The mixed nature of the outlook was reflected in the employment report, which showed continuing job losses in manufacturing and scattered gains in other sectors. The gain of 27,000 in nonfarm payrolls in October followed decreases of 72,000 in September and 109,000 in August.

Manufacturing employment shriveled by 56,000, bringing total job losses in that sector to 225,000 in the last five months. Labor officials said the losses were widespread, reflecting cutbacks in defense and other industries.

But the average workweek for manufacturing climbed to 41.1 hours from 40.9 hours, and factory overtime increased. That should mean a small increase in industrial production when it is reported Nov. 16, analysts said. In addition, the index of total private hours worked jumped 0.6%.

Most of the gains in nonfarm payrolls came on an increase of 89,000 service sector jobs, which officials said was well above the growth rate recorded during the first nine months of the year. Employment in finance, insurance, and real estate grew slightly, and there was a small gain in wholesale trade, the first increase in over two years.

Separately, the Federal Reserve reported that outstanding consumer credit increased 2.7% in September, breaking seven straight months of decline.

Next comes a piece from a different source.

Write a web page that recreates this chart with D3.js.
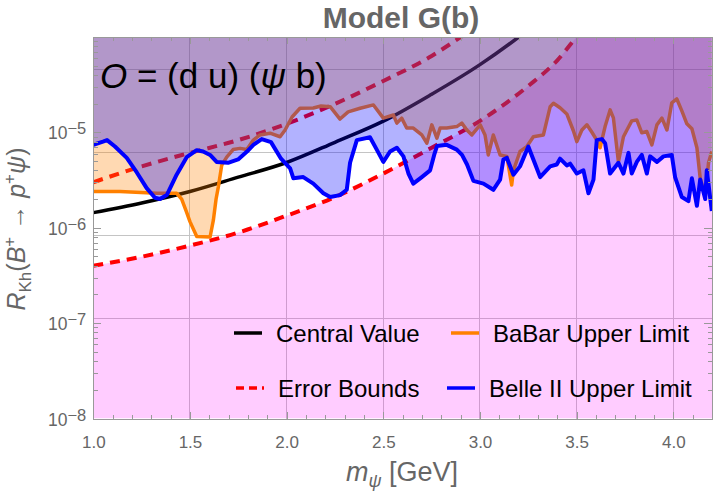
<!DOCTYPE html>
<html lang="en">
<head>
<meta charset="utf-8">
<title>Model G(b)</title>
<script src="https://cdn.jsdelivr.net/npm/d3@7"></script>
<style>
body { margin:0; background:#fff; }
svg { display:block; font-family:'Liberation Sans', Arial, sans-serif; }
.axis path, .axis line { stroke:#999; stroke-width:1; fill:none; shape-rendering:crispEdges; }
.axis text { fill:#666; font-size:17px; font-family:'Liberation Sans', Arial, sans-serif; }
.grid line { stroke:#c4c4c4; stroke-width:1; shape-rendering:crispEdges; }
</style>
</head>
<body>
<svg width="720" height="496"></svg>
<script>

// theory curves: mass [GeV], R_Kh
var central = [[1.0,1.44e-6],[1.25,1.82e-6],[1.5,2.40e-6],[1.75,3.39e-6],[2.0,4.83e-6],[2.25,7.87e-6],
  [2.5,1.31e-5],[2.75,2.51e-5],[3.0,5.13e-5],[3.2,1.0e-4],[3.3,1.45e-4]];
var upperBound = [[1.0,3.0e-6],[1.25,4.4e-6],[1.5,6.1e-6],[1.75,8.3e-6],[2.0,1.23e-5],[2.25,1.99e-5],
  [2.5,3.46e-5],[2.75,6.32e-5],[2.9,1.0e-4],[3.0,1.37e-4]];
var lowerBound = [[1.0,4.0e-7],[1.25,4.97e-7],[1.5,6.5e-7],[1.75,8.9e-7],[2.0,1.34e-6],[2.25,2.1e-6],
  [2.5,3.7e-6],[2.75,6.9e-6],[3.0,1.32e-5],[3.25,3.07e-5],[3.4,5.7e-5],[3.5,1.0e-4],[3.6,1.66e-4]];

// experimental upper limits
var babar = [[1.000,2.4e-6],[1.138,2.4e-6],[1.328,2.3e-6],[1.431,2.3e-6],[1.457,2.0e-6],[1.480,1.5e-6],
  [1.500,1.16e-6],[1.535,8.1e-7],[1.604,8.0e-7],[1.621,1.2e-6],[1.635,2.0e-6],[1.647,2.7e-6],[1.664,4.5e-6],
  [1.690,5.5e-6],[1.723,6.6e-6],[1.759,6.8e-6],[1.794,6.6e-6],[1.828,8.3e-6],[1.862,9.4e-6],[1.914,9.8e-6],
  [1.966,9.0e-6],[1.992,1.06e-5],[2.028,1.45e-5],[2.069,1.79e-5],[2.138,1.8e-5],[2.178,1.89e-5],[2.225,1.86e-5],
  [2.276,1.38e-5],[2.318,1.64e-5],[2.380,1.79e-5],[2.449,1.94e-5],[2.500,1.41e-5],[2.552,1.52e-5],[2.570,1.25e-5],
  [2.595,1.41e-5],[2.621,1.11e-5],[2.655,1.11e-5],[2.699,9.4e-6],[2.725,7.7e-6],[2.751,1.2e-5],[2.777,8.7e-6],
  [2.794,1.11e-5],[2.828,1.11e-5],[2.880,1.15e-5],[2.906,1.25e-5],[2.932,1.06e-5],[2.958,9.4e-6],[3.001,1.2e-5],
  [3.026,9.4e-6],[3.043,5.8e-6],[3.069,9.4e-6],[3.104,5.8e-6],[3.139,5.6e-6],[3.164,2.8e-6],[3.173,4.0e-6],
  [3.207,6.3e-6],[3.242,7.1e-6],[3.276,9.0e-6],[3.328,9.4e-6],[3.363,1.86e-5],[3.380,2.02e-5],[3.414,1.81e-5],
  [3.449,1.56e-5],[3.483,1.04e-5],[3.501,8.0e-6],[3.527,1.06e-5],[3.553,1.2e-5],[3.578,1.01e-5],[3.604,8.3e-6],
  [3.621,6.9e-6],[3.647,1.15e-5],[3.673,1.72e-5],[3.690,1.42e-5],[3.716,4.9e-6],[3.742,9.0e-6],[3.760,1.06e-5],
  [3.785,1.32e-5],[3.811,1.35e-5],[3.837,9.9e-6],[3.863,1.02e-5],[3.889,7.4e-6],[3.915,1.2e-5],[3.941,1.41e-5],
  [3.967,1.06e-5],[3.992,2.04e-5],[4.018,2.24e-5],[4.044,1.68e-5],[4.070,1.23e-5],[4.096,1.09e-5],[4.122,6.9e-6],
  [4.139,3.3e-6],[4.165,2.1e-6],[4.182,4.8e-6],[4.199,6.3e-6]];

var belle = [[1.000,7.4e-6],[1.050,8.0e-6],[1.071,8.3e-6],[1.112,7.1e-6],[1.173,5.4e-6],[1.225,3.8e-6],
  [1.276,2.6e-6],[1.319,2.06e-6],[1.345,2.0e-6],[1.380,2.2e-6],[1.431,3.6e-6],[1.483,5.5e-6],[1.535,6.5e-6],
  [1.568,6.3e-6],[1.604,5.8e-6],[1.638,4.9e-6],[1.697,4.8e-6],[1.749,5.2e-6],[1.795,6.3e-6],[1.828,7.4e-6],
  [1.871,8.5e-6],[1.919,7.9e-6],[1.971,5.3e-6],[2.018,4.2e-6],[2.035,3.3e-6],[2.086,3.4e-6],[2.138,2.9e-6],
  [2.190,2.3e-6],[2.225,2.1e-6],[2.276,2.2e-6],[2.311,2.5e-6],[2.328,4.8e-6],[2.363,8.3e-6],[2.431,8.9e-6],
  [2.466,6.6e-6],[2.500,4.9e-6],[2.535,6.3e-6],[2.570,6.9e-6],[2.604,5.6e-6],[2.630,3.7e-6],[2.655,2.9e-6],
  [2.699,3.4e-6],[2.742,4.0e-6],[2.763,5.8e-6],[2.778,7.2e-6],[2.828,7.4e-6],[2.880,6.6e-6],[2.907,5.8e-6],
  [2.933,4.6e-6],[2.966,3.1e-6],[3.018,2.9e-6],[3.069,2.5e-6],[3.104,3.2e-6],[3.121,5.2e-6],[3.139,5.4e-6],
  [3.173,3.6e-6],[3.207,4.4e-6],[3.250,7.1e-6],[3.276,5.2e-6],[3.311,3.4e-6],[3.363,4.4e-6],[3.397,4.6e-6],
  [3.414,5.3e-6],[3.449,4.5e-6],[3.466,4.7e-6],[3.501,3.7e-6],[3.535,4.0e-6],[3.561,2.3e-6],[3.587,3.2e-6],
  [3.604,8.3e-6],[3.630,8.5e-6],[3.647,7.7e-6],[3.673,3.7e-6],[3.716,4.8e-6],[3.742,3.7e-6],[3.768,6.1e-6],
  [3.785,3.7e-6],[3.811,4.9e-6],[3.837,5.8e-6],[3.863,3.7e-6],[3.880,5.6e-6],[3.915,4.9e-6],[3.949,5.6e-6],
  [3.992,5.8e-6],[4.009,3.4e-6],[4.044,2.1e-6],[4.078,1.9e-6],[4.096,3.3e-6],[4.122,1.7e-6],[4.139,3.2e-6],
  [4.165,2.0e-6],[4.173,4.0e-6],[4.199,1.5e-6]];

// axes
var xMajor = [1.0, 1.5, 2.0, 2.5, 3.0, 3.5, 4.0];
var xTickLabels = ["1.0", "1.5", "2.0", "2.5", "3.0", "3.5", "4.0"];
var yMajor = [1e-8, 1e-7, 1e-6, 1e-5, 1e-4];
var yTickLabels = [["10", "\u22128"], ["10", "\u22127"], ["10", "\u22126"], ["10", "\u22125"]];
var gridX = [1.5, 2.0, 2.5, 3.0, 3.5, 4.0];
var gridY = [4.54e-5, 6.14e-6, 8.32e-7, 1.13e-7];

var svg = d3.select("svg"),
    margin = {top: 37, right: 8, bottom: 77.5, left: 93.3},
    width = 720 - margin.left - margin.right,
    height = 496 - margin.top - margin.bottom;

var x = d3.scaleLinear().domain([1, 4.2]).range([0, width]);
var y = d3.scaleLog().domain([1e-8, 1e-4]).range([height, 0]);

var g = svg.append("g").attr("transform", "translate(" + margin.left + "," + margin.top + ")");

svg.append("defs").append("clipPath").attr("id", "plot")
  .append("rect").attr("width", width).attr("height", height);

// grid
var grid = g.append("g").attr("class", "grid");
grid.selectAll(".gx").data(gridX).enter().append("line")
  .attr("x1", d => x(d)).attr("x2", d => x(d)).attr("y1", 0).attr("y2", height);
grid.selectAll(".gy").data(gridY).enter().append("line")
  .attr("y1", d => y(d)).attr("y2", d => y(d)).attr("x1", 0).attr("x2", width);

var plot = g.append("g").attr("clip-path", "url(#plot)");

var smooth = d3.line().x(d => x(d[0])).y(d => y(d[1])).curve(d3.curveMonotoneX);
var jagged = d3.line().x(d => x(d[0])).y(d => y(d[1]));

// pink region below lower error bound
plot.append("path")
  .attr("d", d3.area().x(d => x(d[0])).y0(height).y1(d => y(d[1])).curve(d3.curveMonotoneX)(lowerBound))
  .attr("fill", "rgba(255,0,255,0.2)");
plot.append("rect")
  .attr("x", x(lowerBound[lowerBound.length - 1][0])).attr("y", 0)
  .attr("width", width - x(lowerBound[lowerBound.length - 1][0])).attr("height", height)
  .attr("fill", "rgba(255,0,255,0.2)");

plot.append("path").attr("d", smooth(central))
  .attr("fill", "none").attr("stroke", "#000").attr("stroke-width", 3.5);
[upperBound, lowerBound].forEach(function(c) {
  plot.append("path").attr("d", smooth(c))
    .attr("fill", "none").attr("stroke", "#f00").attr("stroke-width", 4)
    .attr("stroke-dasharray", "10,7");
});

// BaBar excluded region
plot.append("path")
  .attr("d", d3.area().x(d => x(d[0])).y0(d => y(d[1])).y1(0)(babar))
  .attr("fill", "rgba(255,128,0,0.3)");
plot.append("path").attr("d", jagged(babar))
  .attr("fill", "none").attr("stroke", "#ff8000").attr("stroke-width", 3.5).attr("stroke-linejoin", "round");

// Belle II excluded region
plot.append("path")
  .attr("d", d3.area().x(d => x(d[0])).y0(d => y(d[1])).y1(0)(belle))
  .attr("fill", "rgba(0,0,255,0.3)");
plot.append("path").attr("d", jagged(belle))
  .attr("fill", "none").attr("stroke", "#00f").attr("stroke-width", 4).attr("stroke-linejoin", "round");

// frame and ticks
var yMinor = [];
[1e-8, 1e-7, 1e-6, 1e-5].forEach(function(b) { for (var k = 2; k < 10; k++) yMinor.push(b * k); });
var xMinor = d3.range(10, 43).map(d => d / 10).filter(d => xMajor.indexOf(d) < 0);

g.append("g").attr("class", "axis").attr("transform", "translate(0," + height + ")")
  .call(d3.axisBottom(x).tickValues(xMajor).tickSize(-7).tickPadding(17)
    .tickFormat((d, i) => xTickLabels[i]));
g.append("g").attr("class", "axis").attr("transform", "translate(0," + height + ")")
  .call(d3.axisBottom(x).tickValues(xMinor).tickSize(-4).tickFormat(""));
g.append("g").attr("class", "axis")
  .call(d3.axisTop(x).tickValues(xMajor).tickSize(-7).tickFormat(""));
g.append("g").attr("class", "axis")
  .call(d3.axisTop(x).tickValues(xMinor).tickSize(-4).tickFormat(""));
g.append("g").attr("class", "axis")
  .call(d3.axisLeft(y).tickValues(yMajor).tickSize(-8).tickFormat(""));
g.append("g").attr("class", "axis")
  .call(d3.axisLeft(y).tickValues(yMinor).tickSize(-4.5).tickFormat(""));
g.append("g").attr("class", "axis").attr("transform", "translate(" + width + ",0)")
  .call(d3.axisRight(y).tickValues(yMajor).tickSize(-8).tickFormat(""));
g.append("g").attr("class", "axis").attr("transform", "translate(" + width + ",0)")
  .call(d3.axisRight(y).tickValues(yMinor).tickSize(-4.5).tickFormat(""));

var yl = g.append("g").selectAll("text").data(yTickLabels).enter().append("text")
  .attr("x", -7).attr("y", (d, i) => y(yMajor[i]) + 7)
  .attr("text-anchor", "end").attr("fill", "#666").attr("font-size", 17.5);
yl.append("tspan").text(d => d[0]);
yl.append("tspan").attr("dy", -5).attr("font-size", 16.5).text(d => d[1]);

// titles
svg.append("text").attr("x", 401).attr("y", 28).attr("text-anchor", "middle")
  .attr("font-weight", "bold").attr("font-size", 30).attr("fill", "#666").text("Model G(b)");

var op = g.append("text").attr("x", 100 - margin.left).attr("y", 88 - margin.top)
  .attr("font-size", 35).attr("fill", "#000");
op.append("tspan").attr("font-style", "italic").text("O");
op.append("tspan").text(" = (d u) (");
op.append("tspan").attr("font-style", "italic").text("\u03c8");
op.append("tspan").text(" b)");

var xl = svg.append("text").attr("x", 402).attr("y", 481).attr("text-anchor", "middle")
  .attr("font-size", 27).attr("fill", "#666");
xl.append("tspan").attr("font-style", "italic").text("m");
xl.append("tspan").attr("font-style", "italic").attr("font-size", 18).attr("dy", 6).text("\u03c8");
xl.append("tspan").attr("dy", -6).text(" [GeV]");

var ylab = svg.append("text").attr("transform", "translate(25,229) rotate(-90)")
  .attr("text-anchor", "middle").attr("font-size", 25).attr("fill", "#666");
ylab.append("tspan").attr("font-style", "italic").text("R");
ylab.append("tspan").attr("font-size", 17).attr("dy", 6).text("Kh");
ylab.append("tspan").attr("dy", -6).text("(");
ylab.append("tspan").attr("font-style", "italic").text("B");
ylab.append("tspan").attr("font-size", 17).attr("dy", -10).text("+");
ylab.append("tspan").attr("dy", 10).text(" \u2192 ");
ylab.append("tspan").attr("font-style", "italic").text("p");
ylab.append("tspan").attr("font-size", 17).attr("dy", -10).text("+");
ylab.append("tspan").attr("dy", 10).attr("font-style", "italic").text("\u03c8");
ylab.append("tspan").text(")");

// legend
var legendItems = [
  {label: "Central Value", color: "#000", dash: null, x: 234, y: 333},
  {label: "BaBar Upper Limit", color: "#ff8000", dash: null, x: 451, y: 333},
  {label: "Error Bounds", color: "#f00", dash: "8,5", x: 236, y: 388},
  {label: "Belle II Upper Limit", color: "#00f", dash: null, x: 447, y: 388}
];
var lg = svg.append("g").selectAll("g").data(legendItems).enter().append("g");
lg.append("line").attr("x1", d => d.x).attr("x2", d => d.x + 28)
  .attr("y1", d => d.y).attr("y2", d => d.y)
  .attr("stroke", d => d.color).attr("stroke-width", 3.5)
  .attr("stroke-dasharray", d => d.dash);
lg.append("text").attr("x", d => d.x + 42).attr("y", d => d.y + 8.5)
  .attr("font-size", 24).attr("fill", "#000").text(d => d.label);

</script>
</body>
</html>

The report seems to suggest consumers may be willing to spend more after paying down their debts most of the year.

However, not all analysts saw signs of improvement, emphasizing that the employment figures were in line with a long string of monthly reports showing little strength in the labor markets.

"Despite one or two signs of slightly better economic growth, it's not happening, really," said Lawrence Chimerine, senior adviser to DRI/McGraw-Hill Inc. "The economy is still in a very slow growth mode, close to stagnation."

"The key question is, what's going to lift jobs up, and I don't know the answer to that," he added.

But Chimerine said the Fed probably will not cut interest rates again any time soon, in part because officials want to retain the ability to act in the future if the economy deteriorates. "The Fed won't do anything in a weak bond market, and if they respond to every weak number, they're going to have negative interest rates soon," he added.

Since the Fed's last cut in the federal funds rate, to 3% from 3.25% on Sept. 4, short-term and long-term rates have increased. The market was off again sharply on Friday as the yield on the 30-year Treasury bond climbed over 7.70% amid worries over this week's $37.0 billion quarterly refunding.